As is nearly always the case ATM’s only issue you with large denomination notes but for the Istanbulkart – which you need to travel on the local transport system – you really need a couple of tens – I don’t know how the machine would react if you inserted a larger denomination note.

My solution was to go for a bowl of soup at the cafe close to the entrance gates that allow you into the Metro system. The soup was quite good and definitely filled a hole after spending 16 hours on or about a bus, cost TL10 and it was understood why I needed a couple of ten lira notes in my change.

Obtaining a Instanbulkart

Right in front of the gates to the Metro there are three machines which dispense or top up the Istanbulkart. In theory the system should go to English but I couldn’t get that to work.
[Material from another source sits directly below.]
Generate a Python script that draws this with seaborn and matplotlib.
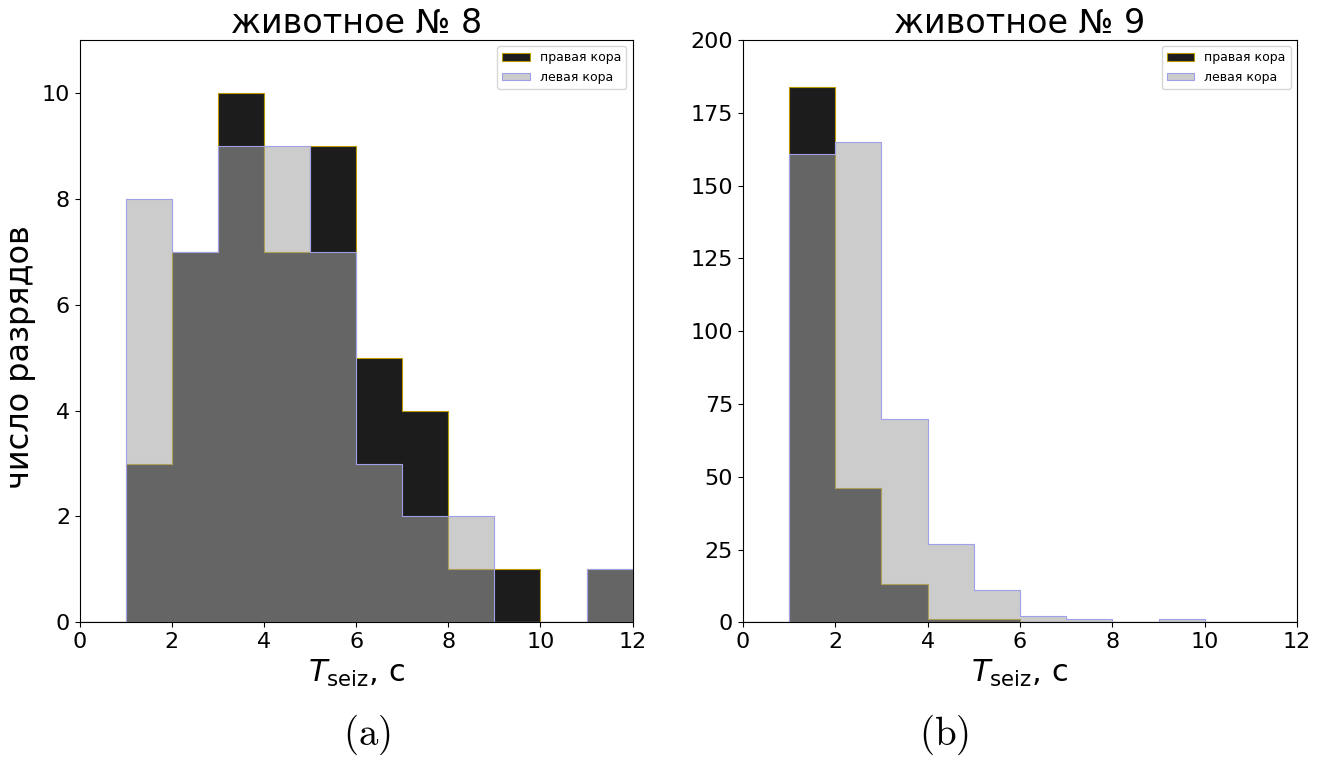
import numpy as np
import matplotlib
matplotlib.use('Agg')
import matplotlib.pyplot as plt
import seaborn as sns

# Bin edges (seconds) shared by both panels
bin_edges = list(range(0, 13))
bin_centers = [b + 0.5 for b in bin_edges[:-1]]

# Animal 8: counts per 1-s bin
right_8 = [0, 3, 7, 10, 7, 9, 5, 4, 1, 1, 0, 1]
left_8 = [0, 8, 7, 9, 9, 7, 3, 2, 2, 0, 0, 1]

# Animal 9: counts per 1-s bin
right_9 = [0, 184, 46, 13, 1, 1, 0, 0, 0, 0, 0, 0]
left_9 = [0, 161, 165, 70, 27, 11, 2, 1, 0, 1, 0, 0]

titles = ['животное № 8', 'животное № 9']
ylims = [(0, 11), (0, 200)]
yticks = [list(range(0, 11, 2)), list(range(0, 201, 25))]

sns.set_style('ticks')
plt.rcParams['font.family'] = ['DejaVu Sans']
plt.rcParams['text.color'] = 'black'
plt.rcParams['axes.labelcolor'] = 'black'
plt.rcParams['xtick.color'] = 'black'
plt.rcParams['ytick.color'] = 'black'

fig = plt.figure(figsize=(13.29, 7.58), dpi=100)
ax_a = fig.add_axes([0.060, 0.179, 0.416, 0.768])
ax_b = fig.add_axes([0.559, 0.179, 0.417, 0.768])

panels = [(ax_a, right_8, left_8), (ax_b, right_9, left_9)]

for i, (ax, right, left) in enumerate(panels):
    # right cortex first, left cortex drawn over it semi-transparent
    sns.histplot(x=bin_centers, weights=right, bins=bin_edges, ax=ax,
                 element='step', color='black', alpha=0.89,
                 edgecolor='#b89a00', linewidth=0.8, label='правая кора')
    sns.histplot(x=bin_centers, weights=left, bins=bin_edges, ax=ax,
                 element='step', color='#a2a2a2', alpha=0.55,
                 edgecolor='#a0a0e8', linewidth=0.8, label='левая кора')
    ax.set_xlim(0, 12)
    ax.set_ylim(*ylims[i])
    ax.set_xticks(range(0, 13, 2))
    ax.set_yticks(yticks[i])
    ax.tick_params(labelsize=16)
    for sp in ax.spines.values():
        sp.set_color('black')
    ax.set_title(titles[i], fontsize=24, pad=1)
    ax.set_xlabel(r'$T_{\mathrm{seiz}}$, с', fontsize=22)
    ax.set_ylabel('')
    ax.legend(loc='upper right', fontsize=9, handleheight=0.5, handlelength=2.2)

ax_a.set_ylabel('число разрядов', fontsize=23, y=0.455)

# panel tags in Computer Modern
fig.text(0.276, 0.031, r'$\mathrm{(a)}$', fontsize=28, ha='center', va='center',
         math_fontfamily='cm')
fig.text(0.710, 0.031, r'$\mathrm{(b)}$', fontsize=28, ha='center', va='center',
         math_fontfamily='cm')

fig.savefig('out.png', dpi=100)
Fortunately a helpful local took me through the procedure.

First you put your TL10 note in the slot and after the machine has eaten it you press the bottom of the three buttons which will issue you with a card. This costs TL6 so you have TL4 credit but this will only get you on to one train/tram/bus. To top it up for a few journeys, place the card with the picture face up on the grey reader to the right of the screen. This has a lip to prevent it from slipping off the machine. Put another TL10 in the slot and once eaten press the second button (the one in the middle). This will then give you a total credit of TL14, sufficient for four/five journeys.

To enter the Metro system place the card picture side up on the reader to the right of the turnstile. A single journey costs TL2.60 and the balance on the card can be read.
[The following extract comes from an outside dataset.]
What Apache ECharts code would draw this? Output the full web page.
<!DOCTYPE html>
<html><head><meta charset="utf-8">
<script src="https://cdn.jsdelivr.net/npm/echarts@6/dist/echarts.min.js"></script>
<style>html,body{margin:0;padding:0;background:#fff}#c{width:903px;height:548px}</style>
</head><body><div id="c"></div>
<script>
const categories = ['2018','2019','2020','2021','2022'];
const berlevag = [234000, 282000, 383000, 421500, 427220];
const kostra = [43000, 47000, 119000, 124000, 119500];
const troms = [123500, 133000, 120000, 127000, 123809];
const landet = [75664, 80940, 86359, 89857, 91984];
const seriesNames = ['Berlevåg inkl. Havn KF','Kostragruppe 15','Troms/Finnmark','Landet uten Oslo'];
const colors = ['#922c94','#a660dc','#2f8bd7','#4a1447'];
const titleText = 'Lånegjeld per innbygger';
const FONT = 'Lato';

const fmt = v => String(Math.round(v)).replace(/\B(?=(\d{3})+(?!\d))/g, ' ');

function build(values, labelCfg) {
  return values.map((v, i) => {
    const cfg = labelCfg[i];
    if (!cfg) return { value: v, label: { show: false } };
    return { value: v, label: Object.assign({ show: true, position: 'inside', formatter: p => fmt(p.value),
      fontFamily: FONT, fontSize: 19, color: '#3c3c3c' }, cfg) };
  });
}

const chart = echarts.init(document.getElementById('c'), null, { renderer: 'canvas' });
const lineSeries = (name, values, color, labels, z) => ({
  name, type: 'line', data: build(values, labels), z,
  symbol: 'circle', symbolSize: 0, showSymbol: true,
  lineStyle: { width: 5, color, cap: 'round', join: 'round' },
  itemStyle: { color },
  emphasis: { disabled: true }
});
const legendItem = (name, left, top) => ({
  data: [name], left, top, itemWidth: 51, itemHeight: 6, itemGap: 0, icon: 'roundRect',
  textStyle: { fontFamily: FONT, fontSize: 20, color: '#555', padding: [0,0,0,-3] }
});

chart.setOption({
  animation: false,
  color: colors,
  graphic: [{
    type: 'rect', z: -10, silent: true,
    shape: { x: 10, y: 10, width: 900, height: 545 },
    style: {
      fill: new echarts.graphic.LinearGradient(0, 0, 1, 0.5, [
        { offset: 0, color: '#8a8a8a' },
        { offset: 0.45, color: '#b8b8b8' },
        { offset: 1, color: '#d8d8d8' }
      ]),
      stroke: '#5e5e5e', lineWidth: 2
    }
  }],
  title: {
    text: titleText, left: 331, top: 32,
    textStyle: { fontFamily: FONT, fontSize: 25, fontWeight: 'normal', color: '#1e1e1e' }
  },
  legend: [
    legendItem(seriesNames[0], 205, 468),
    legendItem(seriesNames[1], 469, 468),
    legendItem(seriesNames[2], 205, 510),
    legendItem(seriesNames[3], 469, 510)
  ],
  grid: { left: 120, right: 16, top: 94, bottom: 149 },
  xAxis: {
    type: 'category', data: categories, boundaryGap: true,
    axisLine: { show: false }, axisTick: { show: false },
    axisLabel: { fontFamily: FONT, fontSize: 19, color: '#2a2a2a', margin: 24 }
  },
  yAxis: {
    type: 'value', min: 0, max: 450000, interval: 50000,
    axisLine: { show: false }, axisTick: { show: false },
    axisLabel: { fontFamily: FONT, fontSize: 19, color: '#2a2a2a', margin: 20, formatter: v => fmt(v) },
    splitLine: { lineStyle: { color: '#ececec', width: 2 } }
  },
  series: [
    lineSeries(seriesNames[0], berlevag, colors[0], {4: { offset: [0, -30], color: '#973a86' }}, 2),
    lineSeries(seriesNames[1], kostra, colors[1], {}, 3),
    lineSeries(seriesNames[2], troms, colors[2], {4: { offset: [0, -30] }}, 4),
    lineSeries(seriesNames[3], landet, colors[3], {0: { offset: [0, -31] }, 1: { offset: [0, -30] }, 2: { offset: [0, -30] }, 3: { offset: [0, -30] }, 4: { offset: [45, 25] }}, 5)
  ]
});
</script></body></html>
Make sure to keep the card reasonably well topped-up. There’s no transfer system so if you need to change Metro lines, or from Metro to tram or bus, then you need to enter the system anew. However, if you do so within a couple of hours each transfer is slightly less that the one before. The card is also valid on the ferries but the cost depends upon the route taken.

You now have cash and the means to get around the city. And to suffer the caterwauling every day.